-- begin --

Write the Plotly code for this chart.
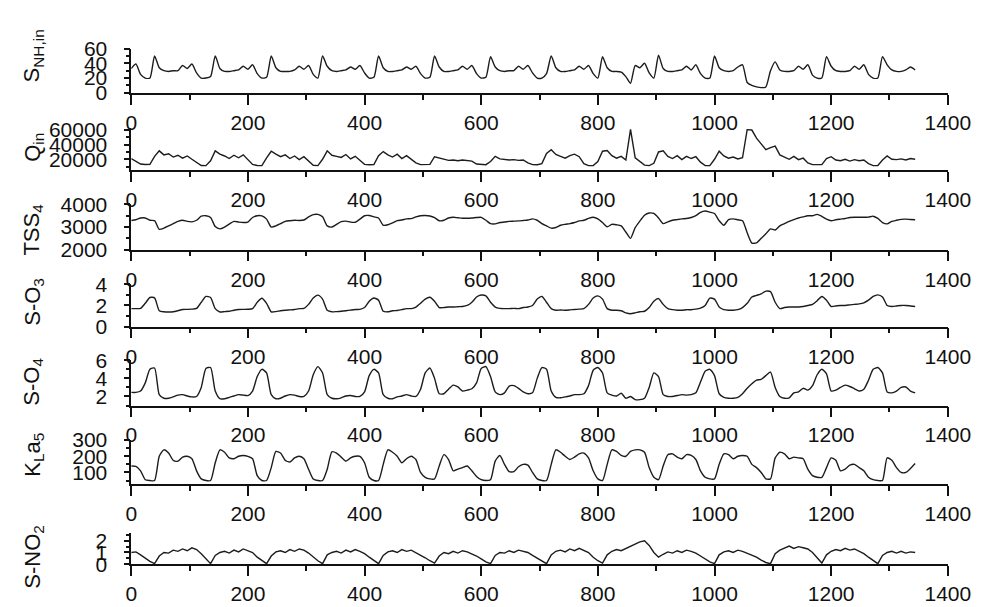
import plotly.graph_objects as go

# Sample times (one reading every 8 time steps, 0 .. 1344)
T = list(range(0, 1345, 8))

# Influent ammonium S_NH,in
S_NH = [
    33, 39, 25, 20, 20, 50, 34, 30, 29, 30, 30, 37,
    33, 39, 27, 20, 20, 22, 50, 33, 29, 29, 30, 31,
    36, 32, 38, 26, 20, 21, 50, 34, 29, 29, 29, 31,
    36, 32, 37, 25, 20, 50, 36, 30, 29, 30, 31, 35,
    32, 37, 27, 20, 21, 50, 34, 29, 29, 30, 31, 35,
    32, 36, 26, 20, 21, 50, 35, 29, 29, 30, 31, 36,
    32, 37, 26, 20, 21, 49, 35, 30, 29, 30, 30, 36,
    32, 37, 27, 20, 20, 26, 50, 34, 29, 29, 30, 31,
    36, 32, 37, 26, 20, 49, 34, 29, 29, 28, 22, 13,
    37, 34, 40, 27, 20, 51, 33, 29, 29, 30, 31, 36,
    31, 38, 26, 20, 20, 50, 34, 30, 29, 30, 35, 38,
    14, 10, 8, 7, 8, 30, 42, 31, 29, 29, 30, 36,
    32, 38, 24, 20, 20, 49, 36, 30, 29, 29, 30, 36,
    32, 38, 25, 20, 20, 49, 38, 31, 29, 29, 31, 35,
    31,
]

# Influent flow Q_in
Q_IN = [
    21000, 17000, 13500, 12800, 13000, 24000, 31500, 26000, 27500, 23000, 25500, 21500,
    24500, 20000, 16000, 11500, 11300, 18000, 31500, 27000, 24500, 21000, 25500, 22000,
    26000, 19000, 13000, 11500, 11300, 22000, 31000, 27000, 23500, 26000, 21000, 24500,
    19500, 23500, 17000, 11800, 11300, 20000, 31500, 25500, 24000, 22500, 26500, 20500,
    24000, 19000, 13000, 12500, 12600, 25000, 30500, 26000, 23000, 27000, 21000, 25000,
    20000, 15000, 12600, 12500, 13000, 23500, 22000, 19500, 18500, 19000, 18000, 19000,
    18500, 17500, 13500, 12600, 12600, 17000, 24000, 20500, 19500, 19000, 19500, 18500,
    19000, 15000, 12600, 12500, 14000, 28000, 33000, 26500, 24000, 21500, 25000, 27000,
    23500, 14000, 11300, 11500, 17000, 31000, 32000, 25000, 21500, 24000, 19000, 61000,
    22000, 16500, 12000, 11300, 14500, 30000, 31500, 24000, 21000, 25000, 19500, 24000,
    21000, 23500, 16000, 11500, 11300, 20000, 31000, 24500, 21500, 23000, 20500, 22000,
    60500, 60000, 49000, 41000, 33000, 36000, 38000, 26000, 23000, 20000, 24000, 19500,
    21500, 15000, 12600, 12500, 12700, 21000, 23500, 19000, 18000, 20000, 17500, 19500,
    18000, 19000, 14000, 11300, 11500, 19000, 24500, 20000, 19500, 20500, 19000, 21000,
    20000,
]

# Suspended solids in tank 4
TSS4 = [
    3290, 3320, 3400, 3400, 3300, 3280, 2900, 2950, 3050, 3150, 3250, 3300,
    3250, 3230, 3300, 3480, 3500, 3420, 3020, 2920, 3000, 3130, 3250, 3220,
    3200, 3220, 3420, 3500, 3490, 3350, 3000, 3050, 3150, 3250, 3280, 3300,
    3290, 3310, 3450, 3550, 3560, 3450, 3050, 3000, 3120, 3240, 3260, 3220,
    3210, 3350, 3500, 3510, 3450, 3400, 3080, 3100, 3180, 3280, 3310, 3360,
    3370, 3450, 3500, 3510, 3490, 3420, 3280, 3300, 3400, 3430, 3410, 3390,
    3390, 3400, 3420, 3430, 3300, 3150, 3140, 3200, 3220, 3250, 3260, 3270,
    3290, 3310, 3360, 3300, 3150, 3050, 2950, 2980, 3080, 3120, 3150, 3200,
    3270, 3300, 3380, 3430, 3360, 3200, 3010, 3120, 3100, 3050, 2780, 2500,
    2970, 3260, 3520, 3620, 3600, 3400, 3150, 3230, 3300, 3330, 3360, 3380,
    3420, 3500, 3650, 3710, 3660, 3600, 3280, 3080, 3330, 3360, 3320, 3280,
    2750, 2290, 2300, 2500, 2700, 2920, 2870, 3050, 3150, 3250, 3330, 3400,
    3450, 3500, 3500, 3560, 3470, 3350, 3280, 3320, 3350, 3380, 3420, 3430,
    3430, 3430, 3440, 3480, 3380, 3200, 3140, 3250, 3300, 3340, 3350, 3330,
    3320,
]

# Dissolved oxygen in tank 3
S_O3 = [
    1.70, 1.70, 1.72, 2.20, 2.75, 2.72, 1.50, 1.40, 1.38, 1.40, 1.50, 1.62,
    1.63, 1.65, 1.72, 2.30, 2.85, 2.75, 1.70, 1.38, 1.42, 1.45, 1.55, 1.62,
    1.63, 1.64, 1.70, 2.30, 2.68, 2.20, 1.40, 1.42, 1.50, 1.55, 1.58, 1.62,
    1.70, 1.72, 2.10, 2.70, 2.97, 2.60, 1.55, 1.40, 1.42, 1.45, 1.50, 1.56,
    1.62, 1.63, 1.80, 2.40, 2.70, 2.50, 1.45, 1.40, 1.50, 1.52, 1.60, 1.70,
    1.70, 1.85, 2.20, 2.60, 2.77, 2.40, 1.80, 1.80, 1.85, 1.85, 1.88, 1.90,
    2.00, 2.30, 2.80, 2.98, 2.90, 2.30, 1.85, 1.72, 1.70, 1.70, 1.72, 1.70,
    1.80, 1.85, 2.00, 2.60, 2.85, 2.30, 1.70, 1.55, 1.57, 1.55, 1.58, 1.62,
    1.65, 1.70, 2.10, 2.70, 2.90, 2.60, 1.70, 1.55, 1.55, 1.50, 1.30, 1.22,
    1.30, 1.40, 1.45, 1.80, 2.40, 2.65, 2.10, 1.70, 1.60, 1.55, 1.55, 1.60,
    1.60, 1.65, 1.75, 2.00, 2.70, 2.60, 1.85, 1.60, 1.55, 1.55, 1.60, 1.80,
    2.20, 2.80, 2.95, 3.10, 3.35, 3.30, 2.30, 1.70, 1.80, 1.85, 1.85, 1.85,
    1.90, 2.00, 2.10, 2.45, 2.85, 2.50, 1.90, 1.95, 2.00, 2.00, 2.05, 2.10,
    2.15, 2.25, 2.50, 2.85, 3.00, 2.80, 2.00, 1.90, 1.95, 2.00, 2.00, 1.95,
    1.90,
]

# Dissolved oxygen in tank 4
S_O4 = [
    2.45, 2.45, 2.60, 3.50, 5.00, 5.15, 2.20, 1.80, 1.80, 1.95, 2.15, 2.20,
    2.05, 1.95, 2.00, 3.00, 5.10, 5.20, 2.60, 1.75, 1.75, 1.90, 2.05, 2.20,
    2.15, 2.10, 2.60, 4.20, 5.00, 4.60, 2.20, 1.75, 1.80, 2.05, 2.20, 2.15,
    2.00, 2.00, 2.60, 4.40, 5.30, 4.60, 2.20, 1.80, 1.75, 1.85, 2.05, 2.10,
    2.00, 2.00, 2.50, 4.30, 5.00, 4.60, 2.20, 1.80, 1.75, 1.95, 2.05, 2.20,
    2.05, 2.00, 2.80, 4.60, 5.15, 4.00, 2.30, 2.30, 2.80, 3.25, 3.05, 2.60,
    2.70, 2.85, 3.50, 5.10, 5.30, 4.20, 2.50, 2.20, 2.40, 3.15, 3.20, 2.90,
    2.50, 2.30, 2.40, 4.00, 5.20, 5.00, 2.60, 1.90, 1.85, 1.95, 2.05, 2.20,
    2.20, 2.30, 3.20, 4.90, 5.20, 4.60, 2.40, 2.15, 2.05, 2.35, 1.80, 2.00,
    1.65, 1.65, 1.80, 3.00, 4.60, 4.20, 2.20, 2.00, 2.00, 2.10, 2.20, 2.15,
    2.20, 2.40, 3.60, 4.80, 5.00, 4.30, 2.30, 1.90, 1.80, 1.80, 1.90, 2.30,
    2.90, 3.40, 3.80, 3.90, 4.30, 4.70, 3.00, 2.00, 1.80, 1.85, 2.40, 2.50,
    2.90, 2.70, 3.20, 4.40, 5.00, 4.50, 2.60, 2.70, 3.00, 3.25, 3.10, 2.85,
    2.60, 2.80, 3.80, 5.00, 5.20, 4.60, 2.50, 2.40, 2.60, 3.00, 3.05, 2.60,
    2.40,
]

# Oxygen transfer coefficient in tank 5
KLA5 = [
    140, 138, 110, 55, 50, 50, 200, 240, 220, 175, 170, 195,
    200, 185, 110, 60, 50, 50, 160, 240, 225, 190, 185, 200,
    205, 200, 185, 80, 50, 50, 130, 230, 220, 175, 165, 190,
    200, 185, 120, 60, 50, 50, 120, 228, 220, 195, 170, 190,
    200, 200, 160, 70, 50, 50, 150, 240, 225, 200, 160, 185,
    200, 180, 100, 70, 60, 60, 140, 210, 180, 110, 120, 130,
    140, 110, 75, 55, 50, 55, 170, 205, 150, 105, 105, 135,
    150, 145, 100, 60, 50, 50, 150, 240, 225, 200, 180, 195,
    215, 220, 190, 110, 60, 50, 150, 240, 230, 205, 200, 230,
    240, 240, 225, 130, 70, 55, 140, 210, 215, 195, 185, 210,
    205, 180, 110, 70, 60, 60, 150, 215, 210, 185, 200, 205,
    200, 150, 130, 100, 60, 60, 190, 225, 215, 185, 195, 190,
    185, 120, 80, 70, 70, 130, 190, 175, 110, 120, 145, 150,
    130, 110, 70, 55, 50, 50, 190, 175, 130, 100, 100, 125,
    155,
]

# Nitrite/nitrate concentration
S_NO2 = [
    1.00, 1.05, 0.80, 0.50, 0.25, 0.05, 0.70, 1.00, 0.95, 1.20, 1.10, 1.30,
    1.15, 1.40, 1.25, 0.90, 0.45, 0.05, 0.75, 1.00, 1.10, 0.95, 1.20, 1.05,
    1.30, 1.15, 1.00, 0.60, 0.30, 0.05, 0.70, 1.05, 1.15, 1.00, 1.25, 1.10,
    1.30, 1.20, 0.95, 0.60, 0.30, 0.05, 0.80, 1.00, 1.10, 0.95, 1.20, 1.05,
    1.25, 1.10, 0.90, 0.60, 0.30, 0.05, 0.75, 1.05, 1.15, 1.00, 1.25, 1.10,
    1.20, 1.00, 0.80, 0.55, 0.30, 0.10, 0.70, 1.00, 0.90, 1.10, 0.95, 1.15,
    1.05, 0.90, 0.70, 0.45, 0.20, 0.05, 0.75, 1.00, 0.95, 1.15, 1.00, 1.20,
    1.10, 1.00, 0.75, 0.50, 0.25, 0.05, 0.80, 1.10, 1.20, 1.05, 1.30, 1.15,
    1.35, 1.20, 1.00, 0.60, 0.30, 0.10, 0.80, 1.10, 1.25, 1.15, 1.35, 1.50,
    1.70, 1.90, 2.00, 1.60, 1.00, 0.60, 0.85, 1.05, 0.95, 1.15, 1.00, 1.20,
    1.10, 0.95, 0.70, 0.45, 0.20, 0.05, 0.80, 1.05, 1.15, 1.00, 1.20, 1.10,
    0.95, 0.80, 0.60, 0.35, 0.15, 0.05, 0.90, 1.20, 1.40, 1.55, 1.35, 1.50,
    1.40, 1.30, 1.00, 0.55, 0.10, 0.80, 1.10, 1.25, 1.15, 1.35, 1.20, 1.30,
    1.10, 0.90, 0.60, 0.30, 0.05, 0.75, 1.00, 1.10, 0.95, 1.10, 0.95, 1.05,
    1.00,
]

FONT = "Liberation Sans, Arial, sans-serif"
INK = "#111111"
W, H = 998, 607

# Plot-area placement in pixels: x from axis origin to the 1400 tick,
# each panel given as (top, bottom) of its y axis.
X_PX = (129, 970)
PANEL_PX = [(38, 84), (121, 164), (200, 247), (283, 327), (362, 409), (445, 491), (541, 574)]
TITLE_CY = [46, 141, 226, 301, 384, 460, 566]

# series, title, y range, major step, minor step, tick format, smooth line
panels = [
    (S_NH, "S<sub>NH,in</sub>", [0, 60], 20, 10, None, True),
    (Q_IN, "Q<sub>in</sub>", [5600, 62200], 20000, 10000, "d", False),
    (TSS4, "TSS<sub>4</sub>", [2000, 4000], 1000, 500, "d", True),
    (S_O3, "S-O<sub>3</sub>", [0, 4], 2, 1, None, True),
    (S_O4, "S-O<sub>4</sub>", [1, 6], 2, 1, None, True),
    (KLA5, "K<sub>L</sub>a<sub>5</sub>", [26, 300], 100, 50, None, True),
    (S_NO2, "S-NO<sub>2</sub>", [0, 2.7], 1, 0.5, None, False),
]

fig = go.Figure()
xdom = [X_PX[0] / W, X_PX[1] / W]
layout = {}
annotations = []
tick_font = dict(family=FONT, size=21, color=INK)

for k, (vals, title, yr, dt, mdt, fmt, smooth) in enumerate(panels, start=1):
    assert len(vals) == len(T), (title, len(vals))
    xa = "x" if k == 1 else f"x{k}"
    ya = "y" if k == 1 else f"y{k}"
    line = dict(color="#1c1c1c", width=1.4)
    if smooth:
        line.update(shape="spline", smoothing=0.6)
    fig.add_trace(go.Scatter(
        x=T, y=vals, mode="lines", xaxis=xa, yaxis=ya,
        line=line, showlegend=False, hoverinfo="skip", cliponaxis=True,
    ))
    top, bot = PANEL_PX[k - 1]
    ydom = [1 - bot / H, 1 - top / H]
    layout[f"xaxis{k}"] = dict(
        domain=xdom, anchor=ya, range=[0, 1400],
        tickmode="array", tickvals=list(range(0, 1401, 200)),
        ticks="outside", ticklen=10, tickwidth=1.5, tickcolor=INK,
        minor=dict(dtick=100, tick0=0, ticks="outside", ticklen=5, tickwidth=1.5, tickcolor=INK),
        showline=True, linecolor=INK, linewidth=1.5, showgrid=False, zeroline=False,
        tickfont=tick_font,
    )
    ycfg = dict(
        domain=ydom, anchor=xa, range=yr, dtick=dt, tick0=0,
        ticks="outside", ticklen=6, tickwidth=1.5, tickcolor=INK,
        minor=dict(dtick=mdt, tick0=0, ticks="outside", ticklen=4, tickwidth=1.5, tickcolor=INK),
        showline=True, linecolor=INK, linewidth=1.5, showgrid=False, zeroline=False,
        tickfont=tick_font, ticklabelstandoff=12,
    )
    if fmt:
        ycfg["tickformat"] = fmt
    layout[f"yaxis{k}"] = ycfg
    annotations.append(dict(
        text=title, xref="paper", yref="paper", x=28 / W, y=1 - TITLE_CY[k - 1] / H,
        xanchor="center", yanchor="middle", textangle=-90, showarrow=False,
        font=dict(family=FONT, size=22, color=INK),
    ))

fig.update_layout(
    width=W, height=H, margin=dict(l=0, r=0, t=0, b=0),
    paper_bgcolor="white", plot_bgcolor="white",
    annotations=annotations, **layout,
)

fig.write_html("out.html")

-- end --

Exactly as written, please give again the lines from the beginning of the listing through the line containing "T = list(range(0, 1345, 8))", inclusive, without any pictures.

Write the Plotly code for this chart.
import plotly.graph_objects as go

# Sample times (one reading every 8 time steps, 0 .. 1344)
T = list(range(0, 1345, 8))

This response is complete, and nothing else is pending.